Look for the line containing "Generate a Python" and the line containing "deducted_yoy = [0, -580, -650, 50, 0]"; retype them and all lines between, exactly, and leave out the pictures.

Exercise inputs:
====

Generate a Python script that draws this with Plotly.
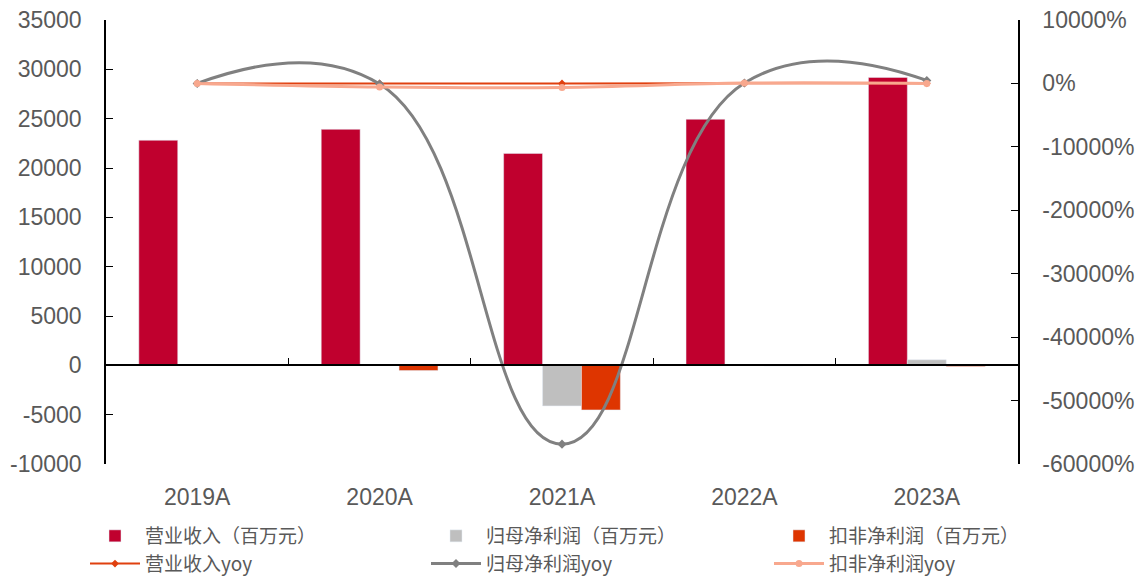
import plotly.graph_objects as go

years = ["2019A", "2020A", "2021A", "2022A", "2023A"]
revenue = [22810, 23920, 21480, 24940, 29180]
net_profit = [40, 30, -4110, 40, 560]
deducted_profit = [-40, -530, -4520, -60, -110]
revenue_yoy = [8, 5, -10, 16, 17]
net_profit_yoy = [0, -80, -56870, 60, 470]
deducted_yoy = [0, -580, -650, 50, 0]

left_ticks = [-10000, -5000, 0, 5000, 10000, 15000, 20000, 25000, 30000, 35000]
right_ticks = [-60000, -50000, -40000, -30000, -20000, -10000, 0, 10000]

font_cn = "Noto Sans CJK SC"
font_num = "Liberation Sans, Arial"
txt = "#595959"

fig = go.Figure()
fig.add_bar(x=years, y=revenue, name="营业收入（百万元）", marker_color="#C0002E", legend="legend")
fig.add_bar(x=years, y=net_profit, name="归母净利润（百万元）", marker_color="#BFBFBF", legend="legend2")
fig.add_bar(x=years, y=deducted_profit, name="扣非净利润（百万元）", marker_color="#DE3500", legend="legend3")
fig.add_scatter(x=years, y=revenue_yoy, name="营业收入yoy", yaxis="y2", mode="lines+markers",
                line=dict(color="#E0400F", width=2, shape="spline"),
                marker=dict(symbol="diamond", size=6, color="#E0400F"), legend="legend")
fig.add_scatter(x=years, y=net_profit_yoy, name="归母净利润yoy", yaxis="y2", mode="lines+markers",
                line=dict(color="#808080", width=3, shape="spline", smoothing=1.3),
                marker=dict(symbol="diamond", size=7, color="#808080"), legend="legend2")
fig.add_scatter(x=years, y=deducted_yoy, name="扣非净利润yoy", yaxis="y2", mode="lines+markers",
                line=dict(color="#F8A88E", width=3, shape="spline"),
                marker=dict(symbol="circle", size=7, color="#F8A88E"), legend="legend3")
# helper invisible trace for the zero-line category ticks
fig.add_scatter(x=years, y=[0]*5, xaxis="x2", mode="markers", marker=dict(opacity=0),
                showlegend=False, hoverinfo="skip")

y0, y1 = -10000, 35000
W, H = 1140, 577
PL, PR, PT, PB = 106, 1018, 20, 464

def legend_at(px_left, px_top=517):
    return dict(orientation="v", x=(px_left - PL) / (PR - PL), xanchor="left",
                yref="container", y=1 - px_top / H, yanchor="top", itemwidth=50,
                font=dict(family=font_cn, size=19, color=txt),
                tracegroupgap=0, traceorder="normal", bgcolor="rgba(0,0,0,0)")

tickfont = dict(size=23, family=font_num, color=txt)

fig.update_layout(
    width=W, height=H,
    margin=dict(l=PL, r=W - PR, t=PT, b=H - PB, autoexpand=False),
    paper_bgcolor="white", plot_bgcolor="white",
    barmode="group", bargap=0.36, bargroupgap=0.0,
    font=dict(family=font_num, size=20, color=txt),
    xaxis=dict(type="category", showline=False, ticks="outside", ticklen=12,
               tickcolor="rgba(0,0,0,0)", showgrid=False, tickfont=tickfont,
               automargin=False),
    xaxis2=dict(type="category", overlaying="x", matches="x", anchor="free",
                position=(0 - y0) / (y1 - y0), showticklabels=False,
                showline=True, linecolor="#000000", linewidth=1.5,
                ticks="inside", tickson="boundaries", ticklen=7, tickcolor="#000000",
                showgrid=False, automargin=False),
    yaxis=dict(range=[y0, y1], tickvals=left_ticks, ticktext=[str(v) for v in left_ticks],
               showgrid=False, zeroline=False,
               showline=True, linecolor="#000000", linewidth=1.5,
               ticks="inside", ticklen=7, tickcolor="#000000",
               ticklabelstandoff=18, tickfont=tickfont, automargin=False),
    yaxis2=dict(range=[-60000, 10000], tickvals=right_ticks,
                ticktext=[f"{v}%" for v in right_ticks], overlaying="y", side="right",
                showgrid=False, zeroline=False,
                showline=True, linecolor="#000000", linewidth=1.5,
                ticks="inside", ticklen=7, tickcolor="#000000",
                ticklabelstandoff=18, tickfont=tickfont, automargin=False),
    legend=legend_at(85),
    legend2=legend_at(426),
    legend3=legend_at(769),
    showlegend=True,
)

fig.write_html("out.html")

====

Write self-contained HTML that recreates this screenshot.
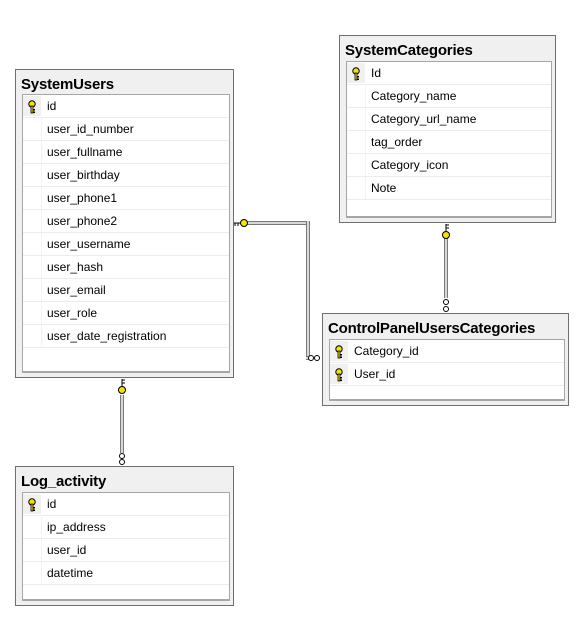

====

Written solution:
Generate a Python script that draws this with Plotly.
import plotly.graph_objects as go

years = ["2019A", "2020A", "2021A", "2022A", "2023A"]
revenue = [22810, 23920, 21480, 24940, 29180]
net_profit = [40, 30, -4110, 40, 560]
deducted_profit = [-40, -530, -4520, -60, -110]
revenue_yoy = [8, 5, -10, 16, 17]
net_profit_yoy = [0, -80, -56870, 60, 470]
deducted_yoy = [0, -580, -650, 50, 0]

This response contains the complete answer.